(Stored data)
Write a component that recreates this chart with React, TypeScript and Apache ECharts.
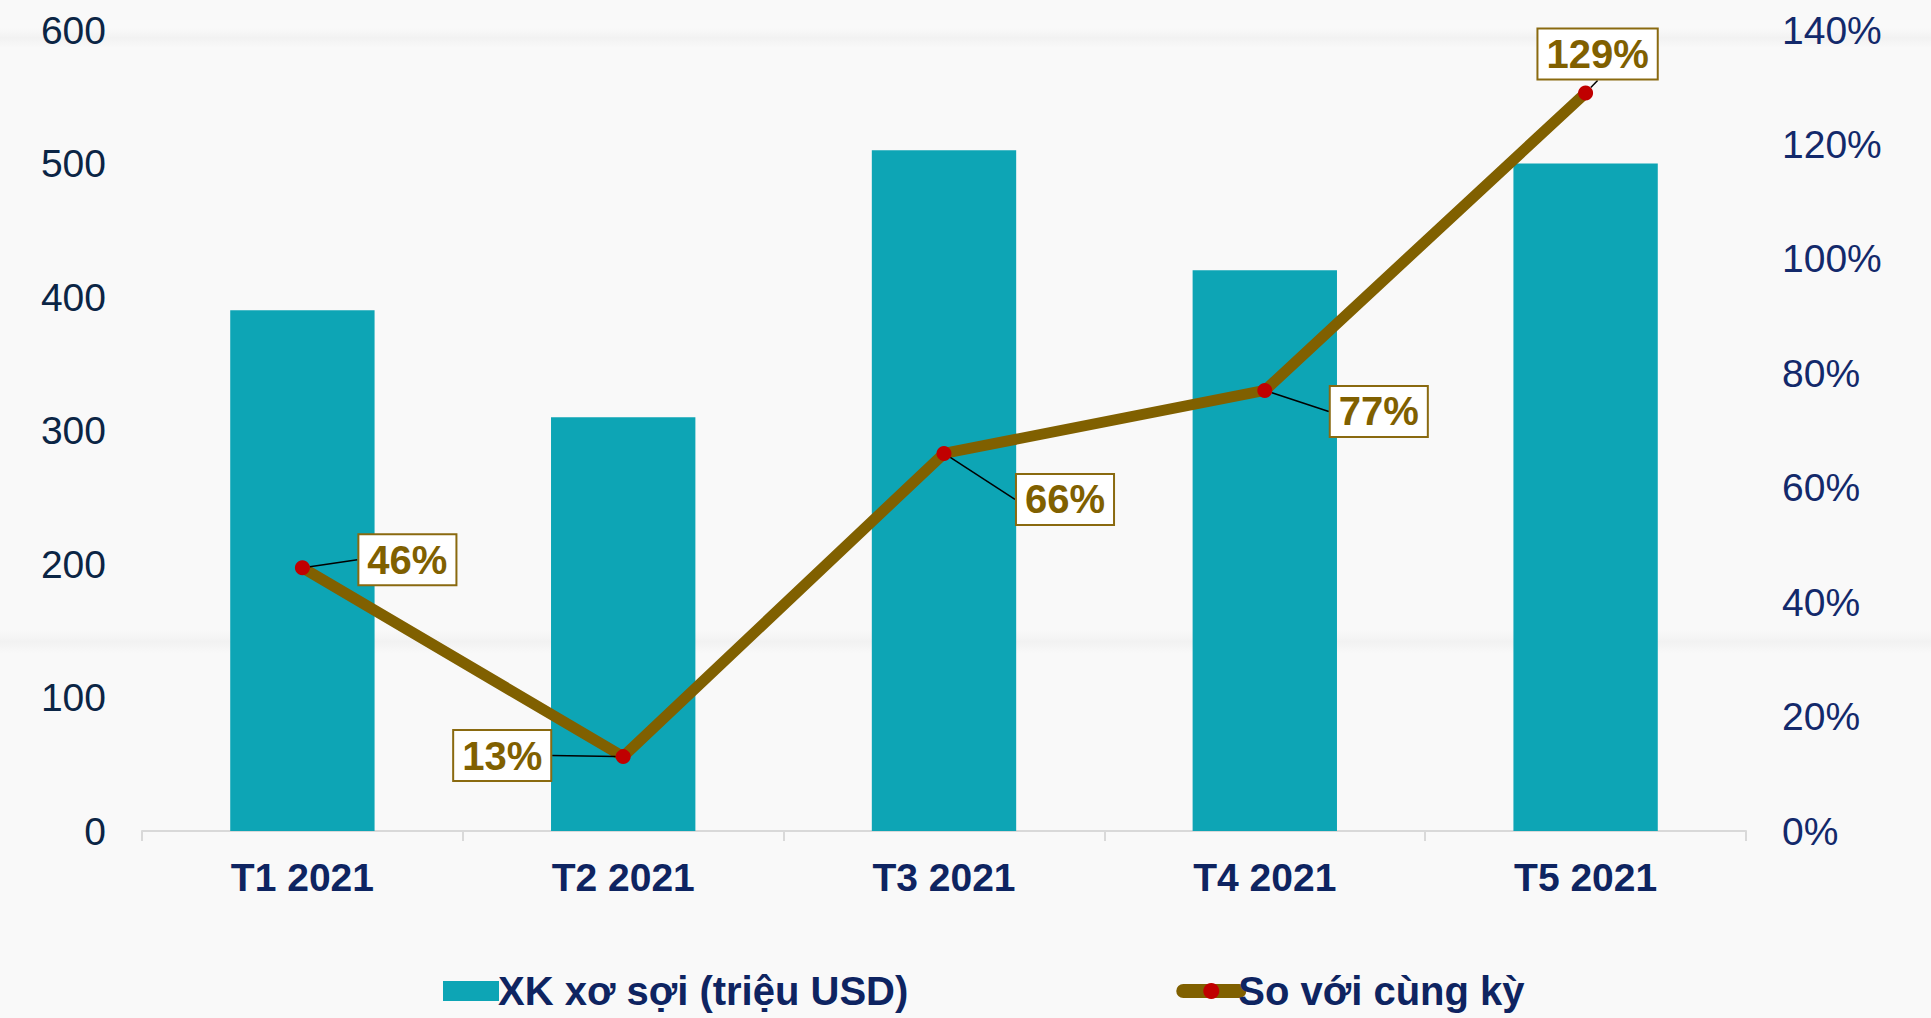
import React, { useEffect, useRef } from "react";
import * as echarts from "echarts";

const categories = ["T1 2021", "T2 2021", "T3 2021", "T4 2021", "T5 2021"];
const exportValues = [390, 310, 510, 420, 500];
const yoyValues = [46, 13, 66, 77, 129];
const leftTicks = { min: 0, max: 600, interval: 100 };
const rightTicks = { min: 0, max: 140, interval: 20 };
const barName = "XK xơ sợi (triệu USD)";
const lineName = "So với cùng kỳ";
// label offsets (px) from each point
const labelOffsets = [
  [105, -8],
  [-121, -1],
  [121, 46],
  [114, 21],
  [12, -39],
];

const FONT = "'Liberation Sans', Arial, sans-serif";
const NAVY = "#0e2461";

export default function App() {
  const ref = useRef<HTMLDivElement>(null);
  useEffect(() => {
    if (!ref.current) return;
    const chart = echarts.init(ref.current, undefined, { renderer: "svg" });
    const streak = (y: number, h: number) => ({
      type: "rect",
      z: -10,
      silent: true,
      shape: { x: 0, y, width: 1931, height: h },
      style: {
        fill: new echarts.graphic.LinearGradient(0, 0, 0, 1, [
          { offset: 0, color: "rgba(238,238,238,0)" },
          { offset: 0.5, color: "rgba(236,236,236,0.55)" },
          { offset: 1, color: "rgba(238,238,238,0)" },
        ]),
      },
    });
    chart.setOption({
      animation: false,
      backgroundColor: "#f9f9f9",
      textStyle: { fontFamily: FONT },
      graphic: [streak(28, 20), streak(630, 24)],
      grid: { left: 142, right: 185, top: 30, bottom: 187 },
      legend: {
        left: 438,
        top: 966,
        itemGap: 268,
        itemWidth: 56,
        itemHeight: 20,
        textStyle: { fontFamily: FONT, fontSize: 40, fontWeight: "bold", color: NAVY, padding: [0, 0, 0, -6] },
        data: [
          { name: barName, icon: "rect" },
          {
            name: lineName,
            itemStyle: { color: "#c00000" },
            lineStyle: { color: "#806000", width: 14, cap: "round" },
          },
        ],
      },
      xAxis: {
        type: "category",
        data: categories,
        axisLine: { lineStyle: { color: "#d9d9d9", width: 2 } },
        axisTick: { show: true, length: 10, lineStyle: { color: "#d9d9d9", width: 2 } },
        axisLabel: { fontFamily: FONT, fontSize: 39, fontWeight: "bold", color: NAVY, margin: 27 },
      },
      yAxis: [
        {
          type: "value",
          ...leftTicks,
          axisLine: { show: false },
          axisTick: { show: false },
          splitLine: { show: false },
          axisLabel: { fontFamily: FONT, fontSize: 39, color: "#0b2545", margin: 36 },
        },
        {
          type: "value",
          ...rightTicks,
          axisLine: { show: false },
          axisTick: { show: false },
          splitLine: { show: false },
          axisLabel: { fontFamily: FONT, fontSize: 39, color: "#13296b", margin: 36, formatter: "{value}%" },
        },
      ],
      series: [
        {
          name: barName,
          type: "bar",
          data: exportValues,
          barWidth: "45%",
          itemStyle: { color: "#0da5b5" },
        },
        {
          name: lineName,
          type: "line",
          yAxisIndex: 1,
          data: yoyValues,
          symbol: "circle",
          symbolSize: 15,
          z: 5,
          lineStyle: { color: "#806000", width: 11 },
          itemStyle: { color: "#c00000" },
          label: {
            show: true,
            position: "inside",
            formatter: "{c}%",
            fontFamily: FONT,
            fontSize: 40,
            fontWeight: "bold",
            color: "#806000",
            backgroundColor: "#ffffff",
            borderColor: "#8a6a10",
            borderWidth: 2,
            padding: [5, 8, 4, 8],
          },
          labelLine: { show: true, lineStyle: { color: "#000000", width: 1.5 } },
          labelLayout: (params: any) => ({
            dx: labelOffsets[params.dataIndex][0],
            dy: labelOffsets[params.dataIndex][1],
          }),
        },
      ],
    });
    return () => chart.dispose();
  }, []);
  return (
    <div
      ref={ref}
      style={{ position: "fixed", left: 0, top: 0, width: 1931, height: 1018 }}
    />
  );
}
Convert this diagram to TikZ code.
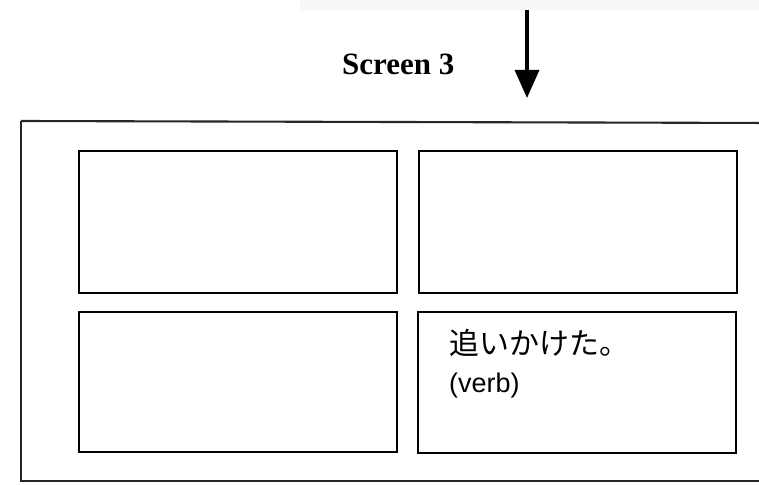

- [DIRECTIVE] All lines from the start of the entries through the one with "import * as" are to be output exactly; omit the pictures.

- [RESULT]
Write a component that recreates this chart with React, TypeScript and Apache ECharts.
import React, { useEffect, useRef } from "react";
import * as echarts from "echarts";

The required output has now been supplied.